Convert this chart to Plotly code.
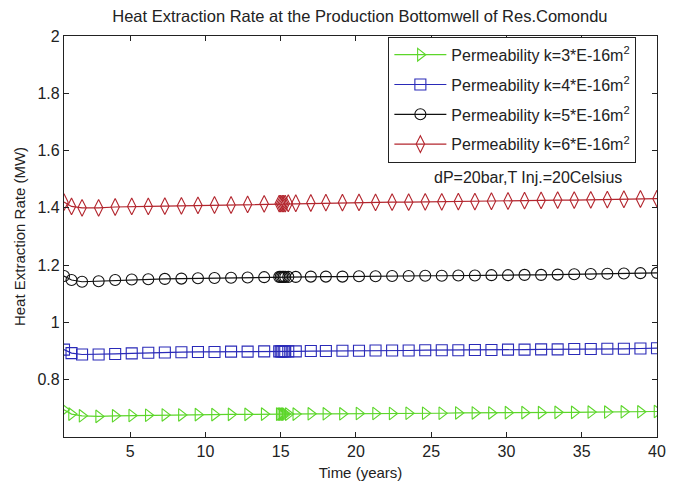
import plotly.graph_objects as go

# Simulation output times (years)
time_yr = [0.6, 1.1, 1.8, 2.9, 4.0, 5.1, 6.2, 7.3, 8.4, 9.5, 10.6, 11.7, 12.8, 13.9,
           14.9, 15.0, 15.1, 15.2, 15.3, 15.5,
           16.0, 17.0, 18.0, 19.1, 20.2, 21.3, 22.4, 23.5, 24.6, 25.7, 26.8, 27.9,
           29.0, 30.1, 31.2, 32.3, 33.4, 34.5, 35.6, 36.7, 37.8, 38.9, 40.0]

# Heat extraction rate (MW) per permeability case
rate_k3 = [0.695, 0.680, 0.674, 0.672, 0.674, 0.675, 0.676, 0.677, 0.677, 0.678, 0.678, 0.679, 0.679, 0.680,
           0.680, 0.680, 0.680, 0.680, 0.680, 0.680,
           0.680, 0.681, 0.681, 0.681, 0.682, 0.682, 0.682, 0.683, 0.683, 0.683, 0.684, 0.684,
           0.684, 0.685, 0.685, 0.685, 0.686, 0.686, 0.687, 0.687, 0.688, 0.688, 0.689]
rate_k4 = [0.905, 0.893, 0.888, 0.888, 0.890, 0.892, 0.894, 0.895, 0.896, 0.897, 0.897, 0.898, 0.898, 0.899,
           0.899, 0.899, 0.899, 0.899, 0.899, 0.899,
           0.899, 0.900, 0.900, 0.901, 0.901, 0.902, 0.902, 0.902, 0.903, 0.903, 0.903, 0.904,
           0.904, 0.905, 0.905, 0.906, 0.906, 0.907, 0.907, 0.908, 0.908, 0.909, 0.910]
rate_k5 = [1.162, 1.148, 1.142, 1.144, 1.148, 1.150, 1.151, 1.152, 1.153, 1.154, 1.155, 1.156, 1.157, 1.158,
           1.159, 1.159, 1.159, 1.159, 1.159, 1.159,
           1.159, 1.160, 1.160, 1.160, 1.161, 1.161, 1.162, 1.162, 1.163, 1.163, 1.164, 1.164,
           1.165, 1.165, 1.166, 1.166, 1.167, 1.168, 1.169, 1.170, 1.171, 1.172, 1.173]
rate_k6 = [1.420, 1.405, 1.400, 1.400, 1.403, 1.405, 1.405, 1.406, 1.407, 1.409, 1.410, 1.410, 1.412, 1.414,
           1.415, 1.415, 1.415, 1.415, 1.415, 1.416,
           1.416, 1.417, 1.418, 1.418, 1.419, 1.419, 1.420, 1.420, 1.421, 1.421, 1.422, 1.422,
           1.423, 1.424, 1.425, 1.426, 1.427, 1.427, 1.428, 1.429, 1.430, 1.431, 1.432]

series_names = ["Permeability k=3*E-16m<sup>2</sup>",
                "Permeability k=4*E-16m<sup>2</sup>",
                "Permeability k=5*E-16m<sup>2</sup>",
                "Permeability k=6*E-16m<sup>2</sup>"]

y_ticks = [0.8, 1.0, 1.2, 1.4, 1.6, 1.8, 2.0]
y_tick_text = ["0.8", "1", "1.2", "1.4", "1.6", "1.8", "2"]
x_ticks = [5, 10, 15, 20, 25, 30, 35, 40]

FONT = "Liberation Sans, Arial, sans-serif"
INK = "#222222"

styles = [
    dict(color="#5cd62a", symbol="triangle-right-open", size=11),
    dict(color="#2a2ab8", symbol="square-open", size=11),
    dict(color="#111111", symbol="circle-open", size=11),
    dict(color="#b3262e", symbol="diamond-tall-open", size=12),
]

fig = go.Figure()
for i, (name, vals, st) in enumerate(zip(series_names, [rate_k3, rate_k4, rate_k5, rate_k6], styles)):
    fig.add_trace(go.Scatter(
        x=time_yr, y=vals, name=name, mode="lines+markers", legendgroup=f"g{i}",
        line=dict(color=st["color"], width=1.2),
        marker=dict(symbol=st["symbol"], size=st["size"], color=st["color"],
                    line=dict(width=1.1, color=st["color"])),
    ))

axis_common = dict(
    showline=True, linecolor=INK, linewidth=1.2, mirror="ticks",
    ticks="inside", ticklen=5, tickcolor=INK, showgrid=False, zeroline=False,
    tickfont=dict(family=FONT, size=16, color=INK), automargin=False,
)

fig.update_layout(
    width=674, height=483,
    margin=dict(l=64, r=17, t=36, b=46),
    paper_bgcolor="white", plot_bgcolor="white",
    font=dict(family=FONT, color=INK),
    title=dict(text="Heat Extraction Rate at the Production Bottomwell of Res.Comondu",
               x=0.534, xanchor="center", y=0.967, yanchor="middle",
               font=dict(family=FONT, size=16.5, color=INK)),
    xaxis=dict(range=[0.6, 40], tickvals=x_ticks,
               title=dict(text="Time (years)", standoff=8,
                          font=dict(family=FONT, size=15, color=INK)),
               **axis_common),
    yaxis=dict(range=[0.6, 2.0], tickvals=y_ticks, ticktext=y_tick_text,
               title=dict(text="Heat Extraction Rate (MW)", standoff=8,
                          font=dict(family=FONT, size=15, color=INK)),
               **axis_common),
    legend=dict(x=0.547, y=0.998, xanchor="left", yanchor="top",
                bgcolor="white", bordercolor=INK, borderwidth=1,
                font=dict(family=FONT, size=16, color=INK),
                tracegroupgap=6, itemwidth=52),
    showlegend=True,
)

fig.add_annotation(text="dP=20bar,T Inj.=20Celsius", xref="paper", yref="paper",
                   x=0.782, y=0.648, xanchor="center", yanchor="middle", showarrow=False,
                   font=dict(family=FONT, size=16, color=INK))

fig.write_html("out.html")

### Problem:
Repeat, with no pictures, each line from the beginning of the data through the line containing "37.8, 38.9, 40.0]", inclusive.

### Answer to this task:
Convert this chart to Plotly code.
import plotly.graph_objects as go

# Simulation output times (years)
time_yr = [0.6, 1.1, 1.8, 2.9, 4.0, 5.1, 6.2, 7.3, 8.4, 9.5, 10.6, 11.7, 12.8, 13.9,
           14.9, 15.0, 15.1, 15.2, 15.3, 15.5,
           16.0, 17.0, 18.0, 19.1, 20.2, 21.3, 22.4, 23.5, 24.6, 25.7, 26.8, 27.9,
           29.0, 30.1, 31.2, 32.3, 33.4, 34.5, 35.6, 36.7, 37.8, 38.9, 40.0]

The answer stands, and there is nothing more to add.